What is Body Surface Area?
Body Surface Area (BSA) is the total external surface area of the human body, expressed in square metres (m²). It is widely used in medicine because it correlates better with metabolic mass than body weight alone. Clinicians use BSA to calculate chemotherapy doses, cardiac index, glomerular filtration rate, and other physiological parameters that scale with body size.
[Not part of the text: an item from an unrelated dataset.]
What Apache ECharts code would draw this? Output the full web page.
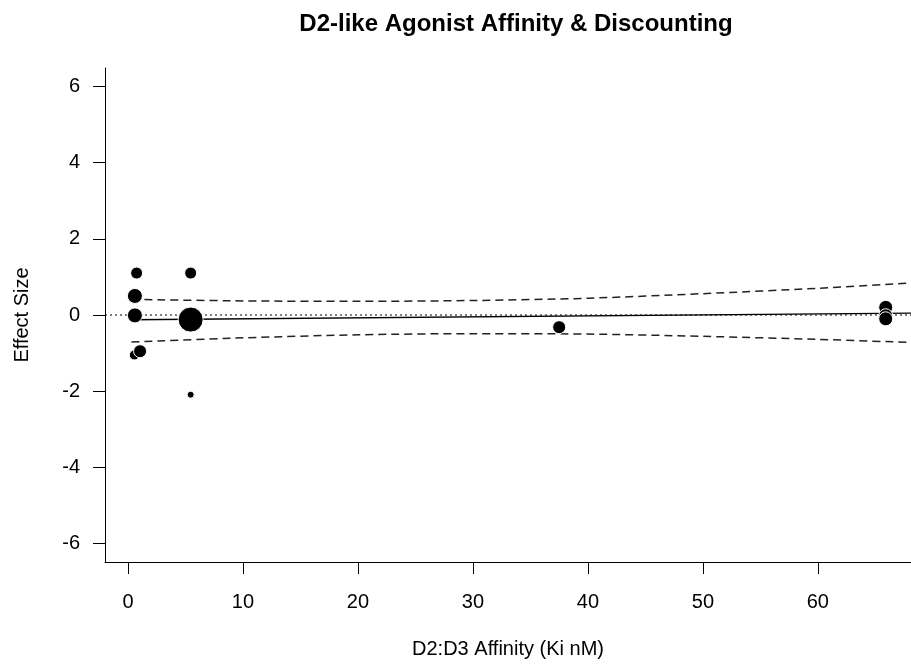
<!DOCTYPE html>
<html>
<head>
<meta charset="utf-8">
<script src="https://cdn.jsdelivr.net/npm/echarts@6/dist/echarts.min.js"></script>
<style>
html,body{margin:0;padding:0;background:#fff;}
#chart{width:911px;height:664px;}
</style>
</head>
<body>
<div id="chart"></div>
<script>
// Study points: x = D2:D3 affinity (Ki nM), y = effect size, w = relative point weight (diameter px)
const pointX = [0.75, 0.6, 0.6, 0.55, 1.05, 5.45, 5.45, 5.45, 37.5, 65.9, 65.9, 65.9];
const pointY = [1.10, 0.50, -0.01, -1.05, -0.95, 1.10, -0.12, -2.09, -0.32, 0.20, -0.02, -0.10];
const pointW = [12, 15, 15, 10, 13, 12, 25, 7, 13, 14, 14, 14];

// Meta-regression fit and confidence band
const fitX = [0.3, 68.1];
const fitY = [-0.125, 0.05];
const bandX = [0.3, 10, 20, 30, 40, 50, 60, 68.1];
const bandUpper = [0.41, 0.37, 0.36, 0.38, 0.44, 0.56, 0.70, 0.84];
const bandLower = [-0.71, -0.60, -0.52, -0.49, -0.50, -0.56, -0.64, -0.72];

const xTicks = [0, 10, 20, 30, 40, 50, 60];
const yTicks = [-6, -4, -2, 0, 2, 4, 6];
const xMin = -2, xMax = 68.1, yMin = -6.48, yMax = 6.48;

const FONT = 'Liberation Sans, Arial, Helvetica, sans-serif';
const chart = echarts.init(document.getElementById('chart'), null, {renderer: 'canvas'});

const pts = pointX.map((x, i) => ({value: [x, pointY[i]], symbolSize: pointW[i]}));

chart.setOption({
  animation: false,
  backgroundColor: '#ffffff',
  title: {
    text: 'D2-like Agonist Affinity & Discounting',
    left: 511, top: 7, textAlign: 'center',
    textStyle: {fontFamily: FONT, fontWeight: 'bold', fontSize: 24, color: '#000'}
  },
  grid: {left: 105, right: 0, top: 68, bottom: 96, containLabel: false},
  xAxis: {
    type: 'value', min: xMin, max: xMax,
    name: 'D2:D3 Affinity (Ki nM)', nameLocation: 'middle', nameGap: 77,
    nameTextStyle: {fontFamily: FONT, fontSize: 20, color: '#000'},
    axisLine: {show: true, onZero: false, lineStyle: {color: '#000', width: 1}},
    axisTick: {show: true, inside: false, length: 12, customValues: xTicks, lineStyle: {color: '#000'}},
    axisLabel: {customValues: xTicks, margin: 30, fontFamily: FONT, fontSize: 20, color: '#000'},
    splitLine: {show: false}
  },
  yAxis: {
    type: 'value', min: yMin, max: yMax,
    name: 'Effect Size', nameLocation: 'middle', nameGap: 73, nameRotate: 90,
    nameTextStyle: {fontFamily: FONT, fontSize: 20, color: '#000'},
    axisLine: {show: true, onZero: false, lineStyle: {color: '#000', width: 1}},
    axisTick: {show: true, inside: false, length: 12, customValues: yTicks, lineStyle: {color: '#000'}},
    axisLabel: {customValues: yTicks, margin: 25, fontFamily: FONT, fontSize: 20, color: '#000'},
    splitLine: {show: false}
  },
  series: [
    {
      type: 'line', data: [[xMin, 0], [xMax, 0]], symbol: 'none', silent: true,
      lineStyle: {color: '#000', width: 1, type: [2, 3]}, z: 1
    },
    {
      type: 'line', data: bandX.map((x, i) => [x, bandUpper[i]]), symbol: 'none', smooth: 0.3,
      lineStyle: {color: '#222', width: 1.5, type: [8, 5]}, z: 2
    },
    {
      type: 'line', data: bandX.map((x, i) => [x, bandLower[i]]), symbol: 'none', smooth: 0.3,
      lineStyle: {color: '#222', width: 1.5, type: [8, 5]}, z: 2
    },
    {
      type: 'line', data: fitX.map((x, i) => [x, fitY[i]]), symbol: 'none',
      lineStyle: {color: '#000', width: 1.4}, z: 3
    },
    {
      type: 'scatter', data: pts, symbol: 'circle',
      itemStyle: {color: '#000', borderColor: '#fff', borderWidth: 1, opacity: 1}, z: 5
    }
  ]
});
</script>
</body>
</html>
How to use this calculator
Enter your height in centimetres and your weight in kilograms, then submit. The calculator returns BSA from two of the most widely cited equations: the Mosteller formula (simple and fast) and the Du Bois & Du Bois formula (the historical standard). Both results are shown in m² so you can compare them.
The formulas explained
The Mosteller formula is $$\text{BSA} = \sqrt{\dfrac{\text{height} \times \text{weight}}{3600}}$$ where height is in cm and weight in kg. It is popular because it is easy to compute by hand. The Du Bois formula is $$\text{BSA} = 0.007184 \times \text{height}^{0.725} \times \text{weight}^{0.425}$$ derived in 1916 from measurements of nine subjects. The two formulas usually agree to within a few percent for typical adults.
Worked example
For a person 180 cm tall weighing 80 kg: $$\text{Mosteller} = \sqrt{\dfrac{180 \times 80}{3600}} = \sqrt{\dfrac{14400}{3600}} = \sqrt{4} = 2.00 \text{ m}^2$$ $$\text{Du Bois} = 0.007184 \times 180^{0.725} \times 80^{0.425} \approx 1.9979 \text{ m}^2$$ Both give roughly 2.0 m².
Interpreting Your BSA Result
Your BSA result is expressed in square meters (m²) and represents an estimate of the total external surface area of your body. Most adults fall between roughly 1.5 and 2.0 m², with the often-quoted average around 1.7 m².
- Compared to the ~1.7 m² average: A higher value reflects a larger body (taller and/or heavier), while a lower value reflects a smaller frame. Children and small adults sit well below this average.
- Compared to the 1.73 m² GFR standard: Laboratory eGFR is reported per 1.73 m² of body surface. If your actual BSA differs substantially from 1.73 m², the absolute (non-indexed) filtration rate scales proportionally — relevant when precise drug clearance or kidney function in very large or very small patients is being assessed.
Why BSA scales with metabolic mass: Many physiological quantities — resting metabolic rate, cardiac output, and the volume in which a drug distributes — track more closely with surface area than with body weight alone. This is why chemotherapy doses, cardiac index, and burn-fluid calculations are frequently expressed per m² rather than per kg.
Why two formulas may differ slightly: The Mosteller formula is a simple square-root approximation, while the Du Bois & Du Bois formula uses a power equation fitted to a small early dataset. For most adult heights and weights the two agree within roughly 1–3%; differences widen at the extremes of body size. Neither is "more correct" in an absolute sense — they are estimating equations, and the choice is often institutional convention.
This is general educational information, not medical advice. Any dosing, GFR indexing, or clinical decision based on BSA must be reviewed and confirmed by a qualified clinician.
BSA Across Different Body Sizes
The table compares the Mosteller and Du Bois & Du Bois estimates across a range of body sizes. Mosteller uses \(\sqrt{(\text{height}\times\text{weight})/3600}\); Du Bois uses \(0.007184 \times \text{height}^{0.725} \times \text{weight}^{0.425}\) (height in cm, weight in kg). The final column shows the percentage difference relative to the Mosteller value.
| Height (cm) | Weight (kg) | Mosteller BSA (m²) | Du Bois BSA (m²) | Difference |
|---|---|---|---|---|
| 150 | 50 | 1.44 | 1.43 | ~0.7% |
| 165 | 65 | 1.73 | 1.72 | ~0.6% |
| 175 | 75 | 1.91 | 1.91 | ~0.0% |
| 185 | 95 | 2.21 | 2.20 | ~0.5% |
Notice that the 165 cm / 65 kg case lands almost exactly on the 1.73 m² GFR-normalization standard. Across these typical adult sizes the two formulas agree to within about 1%, confirming that either is acceptable for routine estimation while small differences emerge at the size extremes.
FAQ
Which formula should I use? Mosteller is preferred in many clinical settings for its simplicity, but Du Bois remains a recognised standard. For most adults the difference is small.
What is an average BSA? The average adult BSA is roughly 1.7 m² (about 1.6 m² for women and 1.9 m² for men).
Does this work for children? Yes, both formulas accept any valid height and weight, though pediatric dosing should always be confirmed by a clinician.